The remaining one week isn't pretty. Literally. One day I wake up, and it all changes. I yawn and slouch to the kitchen, wiping my drool off with the sleeve of my pajamas. I eat jam straight out of the jar and put the sticky spoon on the counter. I look at it for a while and then shrug. "Eh," I think while shoveling breakfast into my mouth with the same sticky spoon. And that's the start. I stop wiping, I stop mopping and dust accumulates at an alarming rate on every possible surface. Over the next few days, various parts of the house slowly disappear under a patina of grime. The fridge looks like a bizarre painting of smudgy fingerprints. The furniture has interesting patterns of food stains and the houseplants look like they have dust mustaches. Small creatures walk around leaving billowing dust storms in their wake as they hurry to draw on walls with garishly bright markers. I regress into my inner cave woman, communicating mainly via grunts and hoots. The kids scurry away to destroy another room. Groaning, I lean back into the dried ketchup stain on the couch and stare lazily at the cobwebs on the ceiling.
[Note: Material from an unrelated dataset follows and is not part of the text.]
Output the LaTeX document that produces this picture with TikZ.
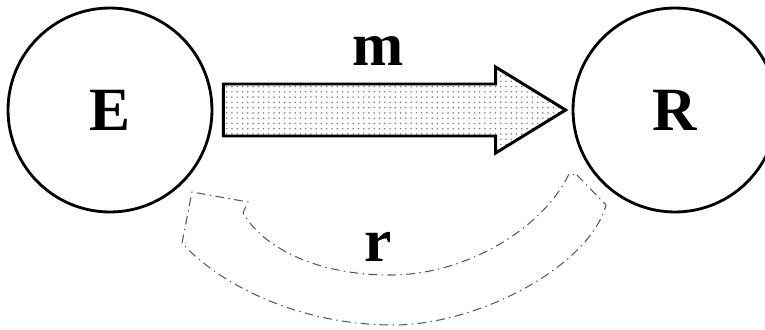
\documentclass[tikz,border=0pt]{standalone}
\usepackage{fontspec}
\setmainfont{Liberation Serif}
\usetikzlibrary{calc,patterns}
\begin{document}
\begin{tikzpicture}[x=0.02cm, y=-0.02cm,
  party/.style={draw, circle, line width=1.6pt, minimum size=4.08cm,
                font=\fontsize{35}{35}\selectfont\bfseries},
  lab/.style={font=\fontsize{35}{35}\selectfont\bfseries},
  msg/.style={draw, line width=1.7pt, line join=miter, pattern=dots, pattern color=gray},
  reply/.style={draw=black!65, line width=0.6pt,
                dash pattern=on 5pt off 2.5pt on 0.8pt off 2.5pt}]
\clip (0,0) rectangle (765,329);
\node[party] (E) at (110,110) {E};
\node[party] (R) at (675,110) {R};
\coordinate (tip) at ($(R.west)+(-6,0)$);
\draw[msg] ($(E.east)+(10,-26)$) -- ($(tip)+(-70,-26)$) -- ++(0,-17) -- (tip)
  -- ++(-70,43) -- ++(0,-17) -- ($(E.east)+(10,26)$) -- cycle;
\node[lab] (m) at (378,51) {m};
\draw[reply] (577,175) -- (606,205) .. controls (590,265) and (480,325) .. (393,325)
  .. controls (300,325) and (220,285) .. (182,243) -- (192,192) -- (248,202) -- (243,213)
  .. controls (265,250) and (320,275) .. (390,275)
  .. controls (470,275) and (545,225) .. (569,174) -- cycle;
\node[lab] (r) at (378,247) {r};
\end{tikzpicture}
\end{document}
The other day I was doing exactly this( in addition to seriously picking my nose) when I heard a familiar tone buzzing somewhere. I dug and poked around a pile of random stuff ( some shoes, a slinky, a bra with its underwire poking out and what I'm sure was a furry animal of some sort) when I found it. I peered at my phone and answered the call. It was an old friend, who happened to be in the area and spoke with this earnest chirpy voice which was giving me a slight headache. "Could we please meet for a chat?" I gulped. Time seemed to be on pause as I looked around at the post-apocalyptic mess I called my living room. I almost breathed out an old practiced excuse when I heard the word “Starbucks”. “Oh yes”, I gasped, gallantly offering to buy her breakfast in a flood of relief.
After an intense scuffle with a hairbrush and an old tube of lipstick, I ran over to meet her. We exchanged pleasantries, ordered our overpriced lattes and sat down for a chat. Turns out, she had what sounded very much like depression. She talked, and I listened. She spoke of numbed emotions and stress eating. About fits of rage and crippling lethargy. She didn’t care about books or clothes, makeup or a clean house. At this, my ears perked. I asked her to expound on that last point. She said she felt no desire or joy in keeping the house tidy. "Left to my own devices", she intoned listlessly would just lounge in my yoga pants and eat chips".
A pause. Then trying not to sound too eager, I asked: “Do you want to go somewhere more comfortable?”
So a short while later, she accompanied me home. “Ta-da!” I said waving carelessly at my cluttered living room. “Feel free to leave your shoes on and pick a book of your choice. Make yourself at home!” She stared open-mouthed. At the mounds of unfolded laundry (now almost as big as a well-fed child). At the crumb-covered countertop and the pile of dishes sitting forlornly in the sink. Even the houseplants looked away shamefacedly. Finally, her gaze rested on my beaming mug, as I tried to help her towards the nearest surface not covered in toddler socks.
Her face broke out into the biggest smile. And she said, “Do you have potato chips?”

Author's note: The author has taken liberties with exaggeration. She promises that she is not that severely sloppy during "the week that my uterus almost kills me". She offers up her children as witnesses to this statement (if you can find them under the small mounds of Lego+Peppa debris in every room. Goddamnit kids!)